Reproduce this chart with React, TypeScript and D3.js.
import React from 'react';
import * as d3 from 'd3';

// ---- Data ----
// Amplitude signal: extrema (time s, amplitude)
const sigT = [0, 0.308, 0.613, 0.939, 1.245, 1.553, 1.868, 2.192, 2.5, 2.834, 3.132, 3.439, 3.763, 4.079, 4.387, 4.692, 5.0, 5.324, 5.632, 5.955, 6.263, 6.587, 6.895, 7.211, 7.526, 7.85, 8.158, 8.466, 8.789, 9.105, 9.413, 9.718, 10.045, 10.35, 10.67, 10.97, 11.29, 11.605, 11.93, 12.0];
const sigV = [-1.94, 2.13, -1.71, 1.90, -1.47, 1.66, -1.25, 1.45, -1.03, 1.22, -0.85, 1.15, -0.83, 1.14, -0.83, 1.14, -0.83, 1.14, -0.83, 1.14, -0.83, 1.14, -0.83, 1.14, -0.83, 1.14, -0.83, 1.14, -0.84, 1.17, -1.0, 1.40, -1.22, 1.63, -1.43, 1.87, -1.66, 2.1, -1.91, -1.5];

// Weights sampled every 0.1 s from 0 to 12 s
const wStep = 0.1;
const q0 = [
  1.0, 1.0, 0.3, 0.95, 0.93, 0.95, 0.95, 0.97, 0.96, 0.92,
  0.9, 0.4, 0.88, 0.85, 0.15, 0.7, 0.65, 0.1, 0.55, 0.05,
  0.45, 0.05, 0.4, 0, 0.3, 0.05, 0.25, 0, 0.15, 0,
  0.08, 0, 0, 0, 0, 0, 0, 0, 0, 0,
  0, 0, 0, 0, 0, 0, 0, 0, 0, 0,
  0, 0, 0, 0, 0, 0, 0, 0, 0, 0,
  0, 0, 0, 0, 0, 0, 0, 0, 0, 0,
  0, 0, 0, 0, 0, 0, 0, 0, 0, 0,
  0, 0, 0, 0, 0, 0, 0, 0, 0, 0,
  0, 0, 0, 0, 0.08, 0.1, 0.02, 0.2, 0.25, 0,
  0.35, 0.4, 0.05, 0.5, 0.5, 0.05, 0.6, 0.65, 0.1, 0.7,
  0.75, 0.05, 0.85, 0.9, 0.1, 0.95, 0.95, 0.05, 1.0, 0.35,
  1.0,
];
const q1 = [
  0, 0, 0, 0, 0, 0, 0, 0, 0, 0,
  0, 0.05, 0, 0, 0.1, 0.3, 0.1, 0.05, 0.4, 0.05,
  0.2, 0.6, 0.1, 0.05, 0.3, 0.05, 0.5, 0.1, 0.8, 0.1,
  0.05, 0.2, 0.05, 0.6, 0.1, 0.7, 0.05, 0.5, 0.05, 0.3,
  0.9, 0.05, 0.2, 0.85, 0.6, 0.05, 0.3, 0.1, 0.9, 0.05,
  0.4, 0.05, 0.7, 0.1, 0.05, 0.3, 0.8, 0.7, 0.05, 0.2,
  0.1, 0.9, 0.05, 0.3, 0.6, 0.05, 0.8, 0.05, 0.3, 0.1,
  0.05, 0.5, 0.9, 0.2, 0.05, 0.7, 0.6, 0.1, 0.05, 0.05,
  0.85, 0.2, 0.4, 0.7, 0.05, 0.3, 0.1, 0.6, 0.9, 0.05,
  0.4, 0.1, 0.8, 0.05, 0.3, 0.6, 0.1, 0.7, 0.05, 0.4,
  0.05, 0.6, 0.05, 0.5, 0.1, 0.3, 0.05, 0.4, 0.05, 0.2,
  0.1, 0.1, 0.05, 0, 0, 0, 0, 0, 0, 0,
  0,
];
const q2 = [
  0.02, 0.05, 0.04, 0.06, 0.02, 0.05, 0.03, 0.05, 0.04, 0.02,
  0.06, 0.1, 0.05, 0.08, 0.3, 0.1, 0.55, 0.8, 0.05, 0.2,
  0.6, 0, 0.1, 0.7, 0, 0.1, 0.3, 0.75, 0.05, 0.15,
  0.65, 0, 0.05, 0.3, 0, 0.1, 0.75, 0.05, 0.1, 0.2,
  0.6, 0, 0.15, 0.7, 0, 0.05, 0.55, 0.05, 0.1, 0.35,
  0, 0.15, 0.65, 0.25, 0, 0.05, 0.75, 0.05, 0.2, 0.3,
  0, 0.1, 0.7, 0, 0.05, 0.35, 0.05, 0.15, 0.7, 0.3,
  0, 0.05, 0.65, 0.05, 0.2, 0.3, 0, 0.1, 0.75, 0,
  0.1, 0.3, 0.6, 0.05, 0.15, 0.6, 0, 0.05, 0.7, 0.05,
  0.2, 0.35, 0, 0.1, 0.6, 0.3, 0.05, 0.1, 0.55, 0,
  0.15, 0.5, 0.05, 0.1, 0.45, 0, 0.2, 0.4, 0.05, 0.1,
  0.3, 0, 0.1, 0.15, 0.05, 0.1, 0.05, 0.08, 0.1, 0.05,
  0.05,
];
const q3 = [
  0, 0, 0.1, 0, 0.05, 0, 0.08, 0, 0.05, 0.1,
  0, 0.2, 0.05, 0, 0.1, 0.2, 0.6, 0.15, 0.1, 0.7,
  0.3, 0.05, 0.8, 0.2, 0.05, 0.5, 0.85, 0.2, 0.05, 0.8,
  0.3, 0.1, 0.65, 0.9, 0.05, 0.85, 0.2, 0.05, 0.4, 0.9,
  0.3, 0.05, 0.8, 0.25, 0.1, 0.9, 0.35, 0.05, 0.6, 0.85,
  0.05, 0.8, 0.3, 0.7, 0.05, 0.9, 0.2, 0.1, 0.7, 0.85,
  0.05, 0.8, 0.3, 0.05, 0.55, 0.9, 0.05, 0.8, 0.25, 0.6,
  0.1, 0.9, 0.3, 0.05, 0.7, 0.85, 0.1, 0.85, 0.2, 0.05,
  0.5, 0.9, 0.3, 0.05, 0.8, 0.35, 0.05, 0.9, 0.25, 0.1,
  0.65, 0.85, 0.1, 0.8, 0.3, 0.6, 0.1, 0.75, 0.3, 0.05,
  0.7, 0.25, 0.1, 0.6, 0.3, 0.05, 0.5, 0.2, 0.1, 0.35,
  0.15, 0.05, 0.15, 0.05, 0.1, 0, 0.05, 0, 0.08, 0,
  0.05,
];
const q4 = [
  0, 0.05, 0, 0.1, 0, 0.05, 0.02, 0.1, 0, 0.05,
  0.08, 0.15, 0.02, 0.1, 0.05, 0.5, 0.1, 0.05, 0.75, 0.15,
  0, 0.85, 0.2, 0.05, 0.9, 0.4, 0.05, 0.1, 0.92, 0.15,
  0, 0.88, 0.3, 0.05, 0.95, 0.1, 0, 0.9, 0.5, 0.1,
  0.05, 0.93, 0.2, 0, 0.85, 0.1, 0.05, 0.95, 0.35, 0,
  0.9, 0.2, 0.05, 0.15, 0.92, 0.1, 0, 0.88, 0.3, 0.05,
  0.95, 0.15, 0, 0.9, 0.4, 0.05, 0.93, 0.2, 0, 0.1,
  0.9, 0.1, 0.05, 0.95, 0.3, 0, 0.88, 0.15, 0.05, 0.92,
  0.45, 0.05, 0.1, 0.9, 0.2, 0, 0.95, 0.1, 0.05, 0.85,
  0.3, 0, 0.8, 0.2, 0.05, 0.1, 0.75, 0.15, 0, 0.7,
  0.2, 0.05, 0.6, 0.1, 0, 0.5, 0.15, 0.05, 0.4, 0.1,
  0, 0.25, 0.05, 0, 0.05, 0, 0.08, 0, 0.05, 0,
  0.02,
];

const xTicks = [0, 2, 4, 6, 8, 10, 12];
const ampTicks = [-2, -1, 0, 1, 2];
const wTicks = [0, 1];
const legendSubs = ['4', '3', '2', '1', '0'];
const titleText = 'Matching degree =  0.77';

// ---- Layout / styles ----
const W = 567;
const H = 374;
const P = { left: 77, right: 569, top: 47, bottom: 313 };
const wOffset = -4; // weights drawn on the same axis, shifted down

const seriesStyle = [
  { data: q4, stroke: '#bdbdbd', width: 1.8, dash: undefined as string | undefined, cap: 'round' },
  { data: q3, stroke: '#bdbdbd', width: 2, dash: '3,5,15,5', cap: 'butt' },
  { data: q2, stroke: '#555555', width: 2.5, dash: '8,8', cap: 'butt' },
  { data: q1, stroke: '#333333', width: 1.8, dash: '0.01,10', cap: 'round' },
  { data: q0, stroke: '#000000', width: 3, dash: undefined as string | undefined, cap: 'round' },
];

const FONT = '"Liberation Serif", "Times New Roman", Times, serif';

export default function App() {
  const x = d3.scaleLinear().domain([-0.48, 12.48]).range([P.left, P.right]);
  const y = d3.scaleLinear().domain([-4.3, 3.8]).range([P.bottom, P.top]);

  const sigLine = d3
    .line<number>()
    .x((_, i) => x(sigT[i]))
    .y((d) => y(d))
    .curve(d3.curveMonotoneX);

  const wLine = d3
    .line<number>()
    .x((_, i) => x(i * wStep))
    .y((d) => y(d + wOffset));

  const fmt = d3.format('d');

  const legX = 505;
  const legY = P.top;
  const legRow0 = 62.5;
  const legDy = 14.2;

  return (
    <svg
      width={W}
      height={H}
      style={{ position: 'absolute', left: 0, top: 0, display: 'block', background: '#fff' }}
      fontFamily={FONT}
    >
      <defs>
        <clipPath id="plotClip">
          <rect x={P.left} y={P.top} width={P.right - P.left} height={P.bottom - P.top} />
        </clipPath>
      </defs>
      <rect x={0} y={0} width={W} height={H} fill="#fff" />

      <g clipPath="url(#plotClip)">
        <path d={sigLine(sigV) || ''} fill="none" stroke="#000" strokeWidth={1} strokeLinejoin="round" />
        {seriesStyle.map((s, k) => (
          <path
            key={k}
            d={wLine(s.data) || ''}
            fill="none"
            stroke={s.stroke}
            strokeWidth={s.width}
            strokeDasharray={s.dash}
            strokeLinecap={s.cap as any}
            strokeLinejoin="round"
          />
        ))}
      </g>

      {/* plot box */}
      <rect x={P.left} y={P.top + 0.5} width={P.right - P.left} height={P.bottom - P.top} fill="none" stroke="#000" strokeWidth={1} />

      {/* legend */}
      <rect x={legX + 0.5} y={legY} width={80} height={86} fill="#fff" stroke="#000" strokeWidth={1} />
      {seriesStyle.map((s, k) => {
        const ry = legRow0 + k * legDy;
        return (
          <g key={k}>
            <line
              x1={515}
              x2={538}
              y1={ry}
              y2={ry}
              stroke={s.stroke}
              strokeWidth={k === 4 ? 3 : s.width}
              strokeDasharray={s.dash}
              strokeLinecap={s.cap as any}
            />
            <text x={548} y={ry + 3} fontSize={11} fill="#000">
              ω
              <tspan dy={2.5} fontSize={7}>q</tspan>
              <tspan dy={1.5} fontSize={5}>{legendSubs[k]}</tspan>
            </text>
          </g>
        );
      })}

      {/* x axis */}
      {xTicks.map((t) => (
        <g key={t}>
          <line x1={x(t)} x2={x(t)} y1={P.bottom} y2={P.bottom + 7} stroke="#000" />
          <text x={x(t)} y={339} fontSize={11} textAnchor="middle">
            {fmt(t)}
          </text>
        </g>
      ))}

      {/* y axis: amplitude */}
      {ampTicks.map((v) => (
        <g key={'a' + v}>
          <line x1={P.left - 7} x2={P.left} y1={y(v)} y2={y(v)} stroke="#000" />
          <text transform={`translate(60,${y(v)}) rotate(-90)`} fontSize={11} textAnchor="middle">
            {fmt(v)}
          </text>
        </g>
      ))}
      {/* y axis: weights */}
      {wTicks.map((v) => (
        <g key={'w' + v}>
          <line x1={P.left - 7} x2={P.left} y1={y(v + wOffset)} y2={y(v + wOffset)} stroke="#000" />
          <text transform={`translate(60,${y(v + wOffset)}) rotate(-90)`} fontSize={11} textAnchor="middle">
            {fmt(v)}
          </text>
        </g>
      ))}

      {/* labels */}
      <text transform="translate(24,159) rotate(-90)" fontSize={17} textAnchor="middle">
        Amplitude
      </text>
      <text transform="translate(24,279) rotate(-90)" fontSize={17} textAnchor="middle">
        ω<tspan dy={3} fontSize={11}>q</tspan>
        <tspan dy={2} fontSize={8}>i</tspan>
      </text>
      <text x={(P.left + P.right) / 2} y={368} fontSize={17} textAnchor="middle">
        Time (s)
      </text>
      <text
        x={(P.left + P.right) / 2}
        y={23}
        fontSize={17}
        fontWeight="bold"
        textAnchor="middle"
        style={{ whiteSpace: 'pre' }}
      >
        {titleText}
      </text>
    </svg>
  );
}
--------------------------------
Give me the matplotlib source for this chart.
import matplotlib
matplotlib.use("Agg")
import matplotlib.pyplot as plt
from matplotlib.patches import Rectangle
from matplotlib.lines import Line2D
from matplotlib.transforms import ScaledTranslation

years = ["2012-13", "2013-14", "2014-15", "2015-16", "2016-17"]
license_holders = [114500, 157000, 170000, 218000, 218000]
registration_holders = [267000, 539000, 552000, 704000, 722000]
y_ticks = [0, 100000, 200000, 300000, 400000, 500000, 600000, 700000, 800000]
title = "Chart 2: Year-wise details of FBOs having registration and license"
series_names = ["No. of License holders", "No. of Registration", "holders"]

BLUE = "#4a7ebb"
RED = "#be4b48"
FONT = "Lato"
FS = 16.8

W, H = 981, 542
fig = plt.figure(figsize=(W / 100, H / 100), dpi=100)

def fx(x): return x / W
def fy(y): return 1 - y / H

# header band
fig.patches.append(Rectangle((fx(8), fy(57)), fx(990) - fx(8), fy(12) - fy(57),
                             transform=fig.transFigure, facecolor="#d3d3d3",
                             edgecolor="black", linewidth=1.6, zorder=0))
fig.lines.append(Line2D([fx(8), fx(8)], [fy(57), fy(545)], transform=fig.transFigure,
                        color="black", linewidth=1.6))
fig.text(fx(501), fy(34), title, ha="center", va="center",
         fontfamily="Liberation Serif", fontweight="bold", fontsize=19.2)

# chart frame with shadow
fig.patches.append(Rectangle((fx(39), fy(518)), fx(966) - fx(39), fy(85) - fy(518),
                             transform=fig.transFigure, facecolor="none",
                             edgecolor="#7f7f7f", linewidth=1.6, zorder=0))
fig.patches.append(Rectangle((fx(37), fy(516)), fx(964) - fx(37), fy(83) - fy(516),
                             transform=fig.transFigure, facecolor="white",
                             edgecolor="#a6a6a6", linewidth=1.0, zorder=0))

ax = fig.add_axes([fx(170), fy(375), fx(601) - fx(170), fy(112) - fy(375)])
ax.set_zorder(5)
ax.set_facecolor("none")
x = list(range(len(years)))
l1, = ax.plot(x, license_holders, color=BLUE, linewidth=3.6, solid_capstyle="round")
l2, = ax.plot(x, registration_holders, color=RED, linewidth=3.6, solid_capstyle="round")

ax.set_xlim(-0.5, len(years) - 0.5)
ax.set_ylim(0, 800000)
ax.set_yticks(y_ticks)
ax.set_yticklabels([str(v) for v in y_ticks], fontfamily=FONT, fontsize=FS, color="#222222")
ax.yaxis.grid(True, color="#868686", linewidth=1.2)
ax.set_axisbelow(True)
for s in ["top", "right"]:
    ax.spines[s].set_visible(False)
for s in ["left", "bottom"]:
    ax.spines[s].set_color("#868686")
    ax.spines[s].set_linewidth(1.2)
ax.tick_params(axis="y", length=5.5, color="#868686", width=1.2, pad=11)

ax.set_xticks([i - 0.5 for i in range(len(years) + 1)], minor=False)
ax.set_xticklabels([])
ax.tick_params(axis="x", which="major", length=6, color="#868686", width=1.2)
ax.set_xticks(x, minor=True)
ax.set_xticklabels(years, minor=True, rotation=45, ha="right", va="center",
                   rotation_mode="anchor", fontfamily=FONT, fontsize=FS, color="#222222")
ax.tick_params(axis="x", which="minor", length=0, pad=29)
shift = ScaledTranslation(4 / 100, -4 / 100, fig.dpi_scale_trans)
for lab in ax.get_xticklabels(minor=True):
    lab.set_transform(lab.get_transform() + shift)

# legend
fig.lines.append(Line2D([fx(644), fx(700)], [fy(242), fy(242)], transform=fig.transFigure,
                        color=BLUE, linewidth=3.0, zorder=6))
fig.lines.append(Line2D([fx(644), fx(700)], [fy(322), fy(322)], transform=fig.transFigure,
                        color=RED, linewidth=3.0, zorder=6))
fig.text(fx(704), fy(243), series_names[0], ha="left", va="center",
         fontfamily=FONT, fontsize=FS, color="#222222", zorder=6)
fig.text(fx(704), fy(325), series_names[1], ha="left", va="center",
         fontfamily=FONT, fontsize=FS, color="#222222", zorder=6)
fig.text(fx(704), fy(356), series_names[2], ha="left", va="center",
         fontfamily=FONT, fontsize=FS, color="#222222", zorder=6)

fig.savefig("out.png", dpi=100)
--------------------------------
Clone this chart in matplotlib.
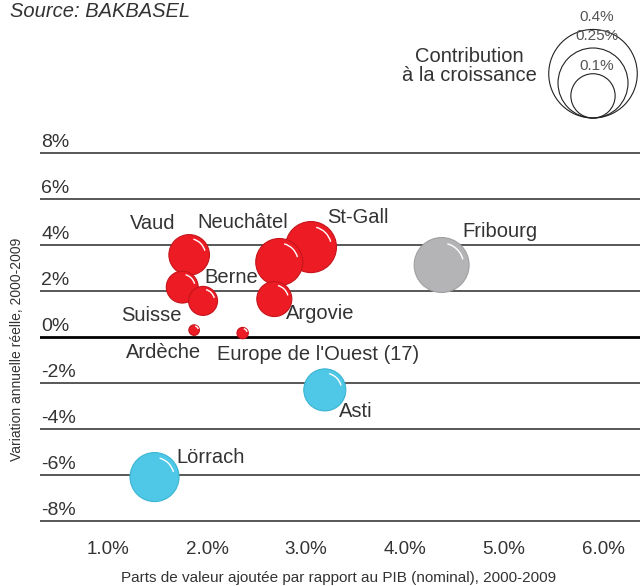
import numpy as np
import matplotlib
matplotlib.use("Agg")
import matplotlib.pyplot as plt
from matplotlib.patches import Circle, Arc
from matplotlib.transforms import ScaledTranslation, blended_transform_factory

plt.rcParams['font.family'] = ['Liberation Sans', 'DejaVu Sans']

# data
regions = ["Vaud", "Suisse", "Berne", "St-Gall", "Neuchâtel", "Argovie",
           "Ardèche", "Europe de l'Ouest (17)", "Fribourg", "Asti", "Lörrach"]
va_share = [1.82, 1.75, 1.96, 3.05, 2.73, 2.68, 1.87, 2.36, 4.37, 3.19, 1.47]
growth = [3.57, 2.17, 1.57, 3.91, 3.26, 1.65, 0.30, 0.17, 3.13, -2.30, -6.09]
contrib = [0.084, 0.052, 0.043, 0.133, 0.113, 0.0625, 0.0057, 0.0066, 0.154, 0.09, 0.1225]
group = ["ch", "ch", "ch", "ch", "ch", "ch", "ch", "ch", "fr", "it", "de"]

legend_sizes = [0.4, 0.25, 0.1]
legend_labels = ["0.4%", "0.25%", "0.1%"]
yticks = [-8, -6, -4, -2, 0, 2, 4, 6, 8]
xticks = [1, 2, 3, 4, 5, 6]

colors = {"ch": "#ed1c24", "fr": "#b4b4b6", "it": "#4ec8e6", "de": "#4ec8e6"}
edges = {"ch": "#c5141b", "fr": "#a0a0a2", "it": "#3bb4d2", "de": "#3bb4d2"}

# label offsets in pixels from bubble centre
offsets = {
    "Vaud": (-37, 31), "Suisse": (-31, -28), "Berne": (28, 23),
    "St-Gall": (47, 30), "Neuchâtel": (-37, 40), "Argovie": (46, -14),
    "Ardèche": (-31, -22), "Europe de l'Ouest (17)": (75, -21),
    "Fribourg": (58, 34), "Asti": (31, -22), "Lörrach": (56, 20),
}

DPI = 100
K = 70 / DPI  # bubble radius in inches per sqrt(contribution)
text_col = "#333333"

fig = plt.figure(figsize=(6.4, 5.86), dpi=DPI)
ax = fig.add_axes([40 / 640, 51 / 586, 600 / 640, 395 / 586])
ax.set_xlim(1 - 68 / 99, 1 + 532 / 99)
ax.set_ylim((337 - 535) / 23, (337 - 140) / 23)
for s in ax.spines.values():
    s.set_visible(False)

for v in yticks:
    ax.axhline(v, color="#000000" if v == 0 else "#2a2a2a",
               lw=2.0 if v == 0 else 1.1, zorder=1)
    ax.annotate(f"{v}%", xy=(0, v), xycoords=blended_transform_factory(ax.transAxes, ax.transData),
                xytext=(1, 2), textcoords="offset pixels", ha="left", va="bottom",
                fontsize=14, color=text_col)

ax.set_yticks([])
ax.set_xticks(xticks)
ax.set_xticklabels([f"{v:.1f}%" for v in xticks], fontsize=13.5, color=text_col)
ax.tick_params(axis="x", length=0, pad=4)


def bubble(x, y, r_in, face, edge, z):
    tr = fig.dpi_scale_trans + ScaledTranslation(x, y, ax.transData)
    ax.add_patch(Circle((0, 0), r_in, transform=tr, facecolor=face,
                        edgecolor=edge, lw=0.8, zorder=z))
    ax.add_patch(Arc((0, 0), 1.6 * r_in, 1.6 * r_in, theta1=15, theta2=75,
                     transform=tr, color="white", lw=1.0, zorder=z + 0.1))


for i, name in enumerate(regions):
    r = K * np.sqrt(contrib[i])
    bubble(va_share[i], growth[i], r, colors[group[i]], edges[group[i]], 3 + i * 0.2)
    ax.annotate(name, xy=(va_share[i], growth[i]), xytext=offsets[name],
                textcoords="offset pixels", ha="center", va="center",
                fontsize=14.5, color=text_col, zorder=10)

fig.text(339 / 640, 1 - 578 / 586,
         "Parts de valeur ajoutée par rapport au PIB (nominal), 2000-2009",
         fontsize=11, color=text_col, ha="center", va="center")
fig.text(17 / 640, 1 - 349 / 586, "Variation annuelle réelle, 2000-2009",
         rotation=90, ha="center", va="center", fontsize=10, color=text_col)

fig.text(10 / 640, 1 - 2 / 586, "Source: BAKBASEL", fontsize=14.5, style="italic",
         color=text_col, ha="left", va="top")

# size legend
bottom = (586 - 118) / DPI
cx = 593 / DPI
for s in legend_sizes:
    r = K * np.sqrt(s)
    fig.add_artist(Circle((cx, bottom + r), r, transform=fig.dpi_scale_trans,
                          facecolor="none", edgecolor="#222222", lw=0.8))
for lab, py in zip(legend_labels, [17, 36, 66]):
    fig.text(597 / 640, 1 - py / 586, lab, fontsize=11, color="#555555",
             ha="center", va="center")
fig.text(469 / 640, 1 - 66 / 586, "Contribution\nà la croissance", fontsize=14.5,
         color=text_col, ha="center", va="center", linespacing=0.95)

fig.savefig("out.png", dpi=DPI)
--------------------------------
**Stated task**
Give again the lines from "Clone this chart in matplotlib." to "import ScaledTranslation, blended_transform_factory" exactly, both of those lines included, and do not include any pictures.

**Final answer**
Clone this chart in matplotlib.
import numpy as np
import matplotlib
matplotlib.use("Agg")
import matplotlib.pyplot as plt
from matplotlib.patches import Circle, Arc
from matplotlib.transforms import ScaledTranslation, blended_transform_factory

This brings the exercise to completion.